Exercise prompt → Please list all lines of the material below in which the string "that" occurs.

Supplied records →
......

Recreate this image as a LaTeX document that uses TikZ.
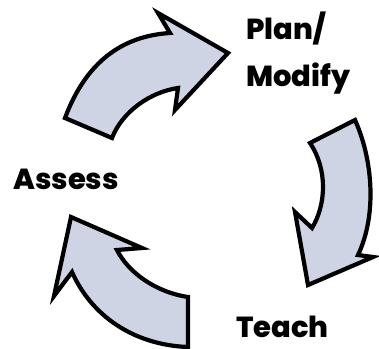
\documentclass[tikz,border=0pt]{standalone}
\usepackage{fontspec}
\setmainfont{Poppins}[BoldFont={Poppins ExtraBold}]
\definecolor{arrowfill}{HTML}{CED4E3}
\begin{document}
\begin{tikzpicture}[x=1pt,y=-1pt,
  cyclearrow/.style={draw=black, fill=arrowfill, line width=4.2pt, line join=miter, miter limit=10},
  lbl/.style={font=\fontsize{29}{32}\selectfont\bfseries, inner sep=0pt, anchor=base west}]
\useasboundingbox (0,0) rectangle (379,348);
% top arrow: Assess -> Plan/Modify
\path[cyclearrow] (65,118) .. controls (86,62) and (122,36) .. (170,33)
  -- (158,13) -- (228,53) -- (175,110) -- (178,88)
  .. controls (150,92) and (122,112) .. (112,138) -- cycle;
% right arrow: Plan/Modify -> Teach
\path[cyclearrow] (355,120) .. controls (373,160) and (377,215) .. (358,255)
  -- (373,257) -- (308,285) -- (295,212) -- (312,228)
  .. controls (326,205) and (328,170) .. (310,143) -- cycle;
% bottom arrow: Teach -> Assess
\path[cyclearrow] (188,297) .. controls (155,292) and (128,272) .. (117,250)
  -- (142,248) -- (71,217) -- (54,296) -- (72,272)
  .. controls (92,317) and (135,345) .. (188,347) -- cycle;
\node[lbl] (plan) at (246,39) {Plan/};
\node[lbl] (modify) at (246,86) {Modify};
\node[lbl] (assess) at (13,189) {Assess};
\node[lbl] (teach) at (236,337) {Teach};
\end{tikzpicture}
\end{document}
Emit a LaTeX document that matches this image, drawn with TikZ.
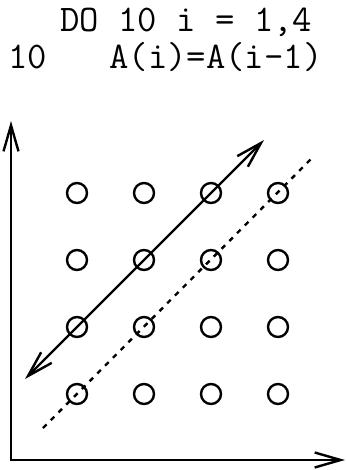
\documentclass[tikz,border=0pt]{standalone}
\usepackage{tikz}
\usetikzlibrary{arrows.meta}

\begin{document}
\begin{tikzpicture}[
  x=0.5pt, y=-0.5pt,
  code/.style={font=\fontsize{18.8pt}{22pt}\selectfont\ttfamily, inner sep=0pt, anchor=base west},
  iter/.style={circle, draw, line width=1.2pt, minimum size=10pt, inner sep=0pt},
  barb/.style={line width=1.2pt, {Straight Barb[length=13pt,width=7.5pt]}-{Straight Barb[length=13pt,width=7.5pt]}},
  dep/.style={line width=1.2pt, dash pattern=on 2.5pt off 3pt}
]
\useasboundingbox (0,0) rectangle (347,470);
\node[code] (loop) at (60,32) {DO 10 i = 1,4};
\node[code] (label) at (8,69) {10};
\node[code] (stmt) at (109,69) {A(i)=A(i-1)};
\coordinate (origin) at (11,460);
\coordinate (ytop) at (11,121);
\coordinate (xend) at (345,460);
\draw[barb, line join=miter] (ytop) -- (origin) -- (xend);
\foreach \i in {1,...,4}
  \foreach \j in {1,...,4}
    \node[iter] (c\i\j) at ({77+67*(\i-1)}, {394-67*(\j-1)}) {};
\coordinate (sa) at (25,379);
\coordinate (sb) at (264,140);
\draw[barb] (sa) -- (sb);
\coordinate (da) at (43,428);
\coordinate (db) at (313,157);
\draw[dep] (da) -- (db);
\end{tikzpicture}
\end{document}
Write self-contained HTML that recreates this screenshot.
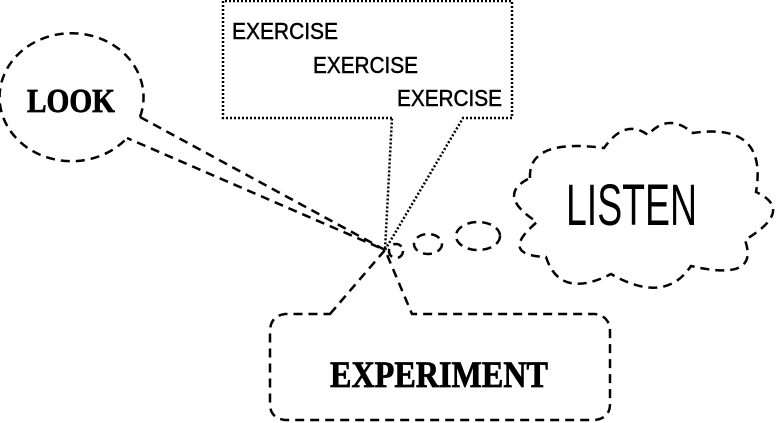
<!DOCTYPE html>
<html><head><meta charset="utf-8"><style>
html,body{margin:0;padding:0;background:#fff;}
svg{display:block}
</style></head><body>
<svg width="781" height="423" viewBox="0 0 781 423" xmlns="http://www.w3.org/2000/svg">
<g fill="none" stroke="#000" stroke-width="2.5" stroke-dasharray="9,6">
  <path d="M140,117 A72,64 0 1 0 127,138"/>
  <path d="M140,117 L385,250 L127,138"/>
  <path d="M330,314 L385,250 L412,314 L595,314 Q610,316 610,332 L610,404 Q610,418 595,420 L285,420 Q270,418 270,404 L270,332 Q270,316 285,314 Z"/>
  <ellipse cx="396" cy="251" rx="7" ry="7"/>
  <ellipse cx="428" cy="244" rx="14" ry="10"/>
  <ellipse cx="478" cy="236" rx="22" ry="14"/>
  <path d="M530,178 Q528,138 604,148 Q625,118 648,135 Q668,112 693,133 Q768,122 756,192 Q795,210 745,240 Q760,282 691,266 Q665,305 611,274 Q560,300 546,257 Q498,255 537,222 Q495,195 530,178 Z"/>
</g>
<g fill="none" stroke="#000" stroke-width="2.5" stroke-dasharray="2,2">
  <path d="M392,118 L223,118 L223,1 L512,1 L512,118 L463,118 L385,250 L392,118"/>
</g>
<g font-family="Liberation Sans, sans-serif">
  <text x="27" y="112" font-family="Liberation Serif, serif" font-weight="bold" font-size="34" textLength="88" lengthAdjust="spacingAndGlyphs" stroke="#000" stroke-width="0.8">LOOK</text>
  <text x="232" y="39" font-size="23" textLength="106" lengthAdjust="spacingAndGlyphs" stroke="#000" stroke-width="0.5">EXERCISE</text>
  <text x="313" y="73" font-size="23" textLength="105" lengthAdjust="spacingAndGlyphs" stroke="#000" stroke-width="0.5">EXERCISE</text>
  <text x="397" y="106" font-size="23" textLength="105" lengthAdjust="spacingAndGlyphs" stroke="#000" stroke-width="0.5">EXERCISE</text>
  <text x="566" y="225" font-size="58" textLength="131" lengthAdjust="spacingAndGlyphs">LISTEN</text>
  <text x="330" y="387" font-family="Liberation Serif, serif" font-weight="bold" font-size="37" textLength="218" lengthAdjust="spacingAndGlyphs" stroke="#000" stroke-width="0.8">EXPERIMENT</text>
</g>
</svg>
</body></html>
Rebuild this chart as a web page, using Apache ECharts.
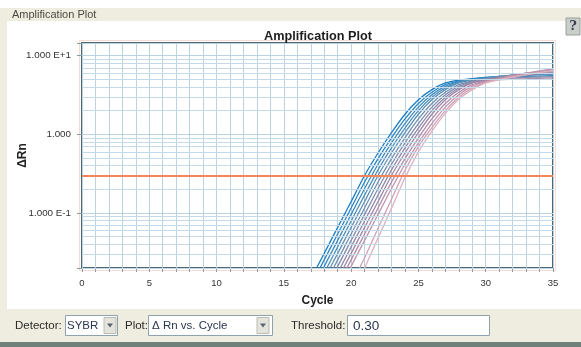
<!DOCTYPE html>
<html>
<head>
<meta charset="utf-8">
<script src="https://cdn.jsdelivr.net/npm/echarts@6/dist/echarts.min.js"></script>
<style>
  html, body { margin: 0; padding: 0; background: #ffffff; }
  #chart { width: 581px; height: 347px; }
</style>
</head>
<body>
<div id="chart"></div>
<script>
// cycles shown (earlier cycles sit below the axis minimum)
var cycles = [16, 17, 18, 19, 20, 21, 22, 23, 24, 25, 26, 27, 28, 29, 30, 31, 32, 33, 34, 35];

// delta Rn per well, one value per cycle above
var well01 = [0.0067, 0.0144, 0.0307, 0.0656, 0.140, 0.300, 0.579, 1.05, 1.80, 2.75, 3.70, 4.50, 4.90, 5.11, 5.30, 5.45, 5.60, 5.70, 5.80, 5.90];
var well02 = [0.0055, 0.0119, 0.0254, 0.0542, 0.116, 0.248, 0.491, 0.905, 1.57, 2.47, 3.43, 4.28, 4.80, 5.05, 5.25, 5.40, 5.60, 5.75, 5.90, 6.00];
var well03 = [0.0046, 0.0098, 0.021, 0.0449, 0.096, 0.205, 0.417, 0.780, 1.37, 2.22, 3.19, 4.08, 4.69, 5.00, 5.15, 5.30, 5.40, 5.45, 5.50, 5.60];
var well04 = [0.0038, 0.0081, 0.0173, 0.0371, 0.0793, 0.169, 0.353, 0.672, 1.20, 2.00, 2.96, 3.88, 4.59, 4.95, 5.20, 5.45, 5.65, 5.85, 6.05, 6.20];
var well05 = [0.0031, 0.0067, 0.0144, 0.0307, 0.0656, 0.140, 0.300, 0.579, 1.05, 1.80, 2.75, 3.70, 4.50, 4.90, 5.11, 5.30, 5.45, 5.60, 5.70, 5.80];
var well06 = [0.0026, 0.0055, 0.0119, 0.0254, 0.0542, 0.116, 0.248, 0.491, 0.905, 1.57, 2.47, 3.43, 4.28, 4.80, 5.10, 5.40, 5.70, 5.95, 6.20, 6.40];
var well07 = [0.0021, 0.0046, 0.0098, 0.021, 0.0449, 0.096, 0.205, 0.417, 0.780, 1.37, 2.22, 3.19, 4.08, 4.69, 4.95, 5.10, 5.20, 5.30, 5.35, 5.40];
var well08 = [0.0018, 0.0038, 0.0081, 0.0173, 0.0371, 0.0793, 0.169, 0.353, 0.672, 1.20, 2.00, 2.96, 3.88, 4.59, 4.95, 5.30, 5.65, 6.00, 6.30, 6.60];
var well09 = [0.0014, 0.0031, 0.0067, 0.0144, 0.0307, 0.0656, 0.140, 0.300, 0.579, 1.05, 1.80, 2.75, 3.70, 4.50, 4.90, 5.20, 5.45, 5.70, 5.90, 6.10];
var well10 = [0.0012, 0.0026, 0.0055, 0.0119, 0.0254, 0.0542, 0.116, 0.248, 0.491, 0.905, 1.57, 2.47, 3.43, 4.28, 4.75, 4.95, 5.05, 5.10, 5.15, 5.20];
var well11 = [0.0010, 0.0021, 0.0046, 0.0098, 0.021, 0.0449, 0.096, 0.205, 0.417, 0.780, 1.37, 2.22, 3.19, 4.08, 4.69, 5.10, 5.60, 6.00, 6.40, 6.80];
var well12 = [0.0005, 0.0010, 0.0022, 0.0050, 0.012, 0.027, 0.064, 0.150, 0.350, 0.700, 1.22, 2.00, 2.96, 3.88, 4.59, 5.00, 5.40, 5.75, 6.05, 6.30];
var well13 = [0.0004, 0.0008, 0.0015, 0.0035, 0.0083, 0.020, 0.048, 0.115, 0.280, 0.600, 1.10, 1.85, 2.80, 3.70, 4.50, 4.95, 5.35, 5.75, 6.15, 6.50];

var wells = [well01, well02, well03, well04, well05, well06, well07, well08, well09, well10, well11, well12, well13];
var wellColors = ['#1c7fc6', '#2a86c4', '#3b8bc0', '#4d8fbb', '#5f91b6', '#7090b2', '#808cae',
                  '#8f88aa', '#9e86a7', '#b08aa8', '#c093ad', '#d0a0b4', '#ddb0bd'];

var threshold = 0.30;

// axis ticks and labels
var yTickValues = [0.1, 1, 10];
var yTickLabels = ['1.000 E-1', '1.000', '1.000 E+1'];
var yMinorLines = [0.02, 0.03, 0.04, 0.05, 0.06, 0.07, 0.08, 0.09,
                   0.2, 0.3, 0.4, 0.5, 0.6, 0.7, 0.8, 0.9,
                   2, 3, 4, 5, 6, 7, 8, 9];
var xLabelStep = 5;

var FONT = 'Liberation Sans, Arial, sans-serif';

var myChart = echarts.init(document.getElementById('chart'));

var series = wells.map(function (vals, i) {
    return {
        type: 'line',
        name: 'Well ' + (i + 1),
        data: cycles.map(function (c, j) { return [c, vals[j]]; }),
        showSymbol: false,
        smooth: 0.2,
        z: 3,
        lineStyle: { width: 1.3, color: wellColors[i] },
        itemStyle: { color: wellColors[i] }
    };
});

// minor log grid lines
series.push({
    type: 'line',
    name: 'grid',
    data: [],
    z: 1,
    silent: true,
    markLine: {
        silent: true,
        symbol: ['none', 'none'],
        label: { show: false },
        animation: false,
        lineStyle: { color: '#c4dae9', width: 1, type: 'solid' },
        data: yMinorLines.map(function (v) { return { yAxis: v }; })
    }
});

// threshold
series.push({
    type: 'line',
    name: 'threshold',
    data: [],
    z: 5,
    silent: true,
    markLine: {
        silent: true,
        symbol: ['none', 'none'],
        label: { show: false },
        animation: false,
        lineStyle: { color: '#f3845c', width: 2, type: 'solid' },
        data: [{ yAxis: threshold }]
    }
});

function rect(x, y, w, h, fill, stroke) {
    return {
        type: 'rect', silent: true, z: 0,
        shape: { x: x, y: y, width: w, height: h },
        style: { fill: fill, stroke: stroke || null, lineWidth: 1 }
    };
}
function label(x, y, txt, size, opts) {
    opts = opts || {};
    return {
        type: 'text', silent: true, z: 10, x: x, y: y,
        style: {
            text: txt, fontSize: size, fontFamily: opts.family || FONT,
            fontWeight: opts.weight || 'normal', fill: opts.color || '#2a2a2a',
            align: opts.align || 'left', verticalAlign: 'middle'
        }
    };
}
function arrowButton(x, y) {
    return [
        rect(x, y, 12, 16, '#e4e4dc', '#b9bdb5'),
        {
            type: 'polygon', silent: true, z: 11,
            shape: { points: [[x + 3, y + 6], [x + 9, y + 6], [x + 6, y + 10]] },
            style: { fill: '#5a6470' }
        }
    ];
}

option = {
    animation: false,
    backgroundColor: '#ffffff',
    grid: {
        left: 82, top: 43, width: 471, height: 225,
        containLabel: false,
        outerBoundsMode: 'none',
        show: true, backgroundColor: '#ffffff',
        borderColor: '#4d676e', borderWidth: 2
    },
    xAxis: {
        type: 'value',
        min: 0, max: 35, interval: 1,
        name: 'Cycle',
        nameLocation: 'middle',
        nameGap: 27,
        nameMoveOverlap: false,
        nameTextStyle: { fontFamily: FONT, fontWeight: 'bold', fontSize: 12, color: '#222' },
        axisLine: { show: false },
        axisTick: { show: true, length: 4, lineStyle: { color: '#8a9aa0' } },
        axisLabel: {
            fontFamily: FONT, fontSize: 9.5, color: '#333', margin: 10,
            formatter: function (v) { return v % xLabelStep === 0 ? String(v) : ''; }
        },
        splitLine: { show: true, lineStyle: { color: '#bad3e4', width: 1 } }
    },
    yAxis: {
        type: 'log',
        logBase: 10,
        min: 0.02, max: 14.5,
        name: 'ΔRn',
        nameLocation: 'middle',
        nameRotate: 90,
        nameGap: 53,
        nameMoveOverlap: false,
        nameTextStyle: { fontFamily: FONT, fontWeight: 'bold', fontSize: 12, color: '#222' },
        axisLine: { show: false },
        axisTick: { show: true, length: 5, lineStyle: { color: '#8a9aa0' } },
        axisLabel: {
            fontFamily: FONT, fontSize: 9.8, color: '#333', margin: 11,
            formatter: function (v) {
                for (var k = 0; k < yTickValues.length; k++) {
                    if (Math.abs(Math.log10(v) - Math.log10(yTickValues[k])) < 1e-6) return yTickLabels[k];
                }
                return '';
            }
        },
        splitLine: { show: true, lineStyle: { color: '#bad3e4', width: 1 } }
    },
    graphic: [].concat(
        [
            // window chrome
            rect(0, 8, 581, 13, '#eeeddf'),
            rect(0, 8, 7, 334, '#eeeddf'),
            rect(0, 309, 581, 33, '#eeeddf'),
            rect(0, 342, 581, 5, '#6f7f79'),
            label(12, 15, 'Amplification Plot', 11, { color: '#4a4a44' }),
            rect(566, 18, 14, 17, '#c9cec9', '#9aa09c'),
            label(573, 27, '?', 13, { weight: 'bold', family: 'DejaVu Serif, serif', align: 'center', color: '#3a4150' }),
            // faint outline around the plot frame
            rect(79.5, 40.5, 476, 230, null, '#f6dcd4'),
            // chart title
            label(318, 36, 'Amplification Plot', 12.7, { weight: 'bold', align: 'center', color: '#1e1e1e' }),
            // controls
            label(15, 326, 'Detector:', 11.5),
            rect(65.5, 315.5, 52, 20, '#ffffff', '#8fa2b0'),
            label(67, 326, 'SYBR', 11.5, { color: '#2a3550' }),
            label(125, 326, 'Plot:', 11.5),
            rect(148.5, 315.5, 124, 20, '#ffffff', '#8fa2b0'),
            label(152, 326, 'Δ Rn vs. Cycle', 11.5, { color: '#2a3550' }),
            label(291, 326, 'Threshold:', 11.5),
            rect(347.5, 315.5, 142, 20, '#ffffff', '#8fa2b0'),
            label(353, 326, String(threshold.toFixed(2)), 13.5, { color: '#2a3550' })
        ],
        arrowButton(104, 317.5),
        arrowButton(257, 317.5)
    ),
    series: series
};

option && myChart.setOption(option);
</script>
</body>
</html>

......

Answer to this task →
Recreate this image as a LaTeX document that uses TikZ.
Emit a LaTeX document that matches this image, drawn with TikZ.
Write self-contained HTML that recreates this screenshot.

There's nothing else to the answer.